Embora Edison tenha sido um inventor profícuo tendo registrado o incrível número de 1069 patentes durante sua vida (sendo sua invenção mais famosa o gramofone), no enfrentamento contra Tesla na chamada “batalha das correntes” ele perdeu, não sem antes ter feito parte de um lobby para barrar a óbvia superioridade do uso da corrente alterna pela praticidade e custos.
Quis o destino que Tesla, um verdadeiro gênio da ciência e tecnologia, não tivesse habilidades comerciais, e ganhou pouco dinheiro pelo seu invento e morreu pobre, desprestigiado e esquecido em 1943 aos 87 anos.

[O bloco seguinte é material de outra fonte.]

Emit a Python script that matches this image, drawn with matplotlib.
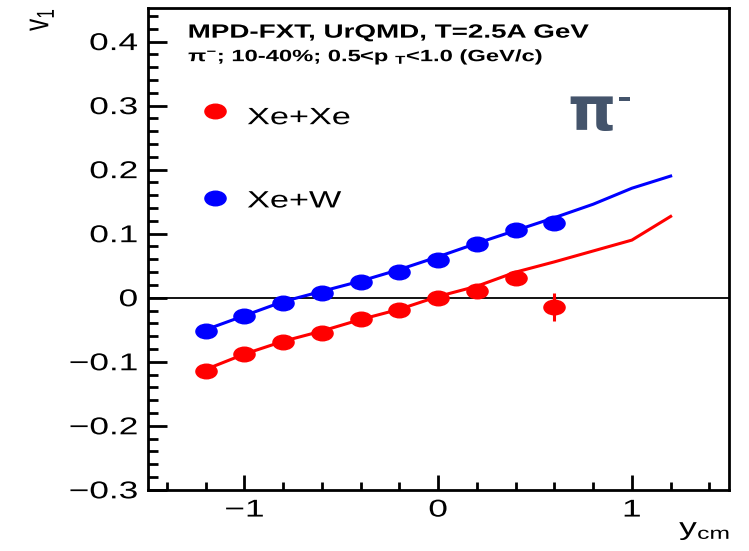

Outra dos grandes enfrentamentos científicos foi a corrida pelo descobrimento da estrutura do DNA, os ganhadores James Watson e Francis Crick que publicaram sua descoberta na revista Nature em 1953, foram agraciados com o prêmio Nobel de Medicina e Fisiologia em 1962, seus concorrentes foram a dupla formada por Rosalind Franklin e Maurice Wilkins, além do grupo liderado pelo famoso químico Linnus Pauling (Prêmio Nobel de Química em 1954).
Watson e Crick parecem ter ganho esse desafio também porque obtiveram informações privilegiadas das imagens que Rosalind Franklin já tinha sobre o DNA, além de que as pesquisas de Franklin e Wilkins marchavam lentamente devido ao mau relacionamento entre ambos. O descobrimento da estrutura química do DNA inicia a ascensão meteórica da genética em todas suas áreas.
Há centenas de controvérsias científicas que alavancaram o avanço da ciência trazendo benefícios para a humanidade. Não nos enganemos, no momento atual há uma tentativa de criar uma narrativa de “controvérsia científica” em relação ao chamado tratamento precoce da Covid-19.
A comunidade científica internacional é tácita ao afirmar que não existe até o momento nenhum medicamento antiviral para combater a Covid-19. Chega a ser incompreensível que ainda gastemos tempo e dinheiro discutindo sobre isso, é provável que o próprio Charles Darwin tenha dado uma explicação para esse tipo de teimosia quando afirmou: “o homem ainda carrega no corpo a marca indelével de sua origem modesta”.
Ao longo da história a ciência sempre conviveu com polêmicas e rivalidades, sempre saiu mais forte e vitoriosa desses embates e na crise sanitária atual trabalhou intensamente para proporcionar a humanidade uma solução para a pandemia em forma de vacina.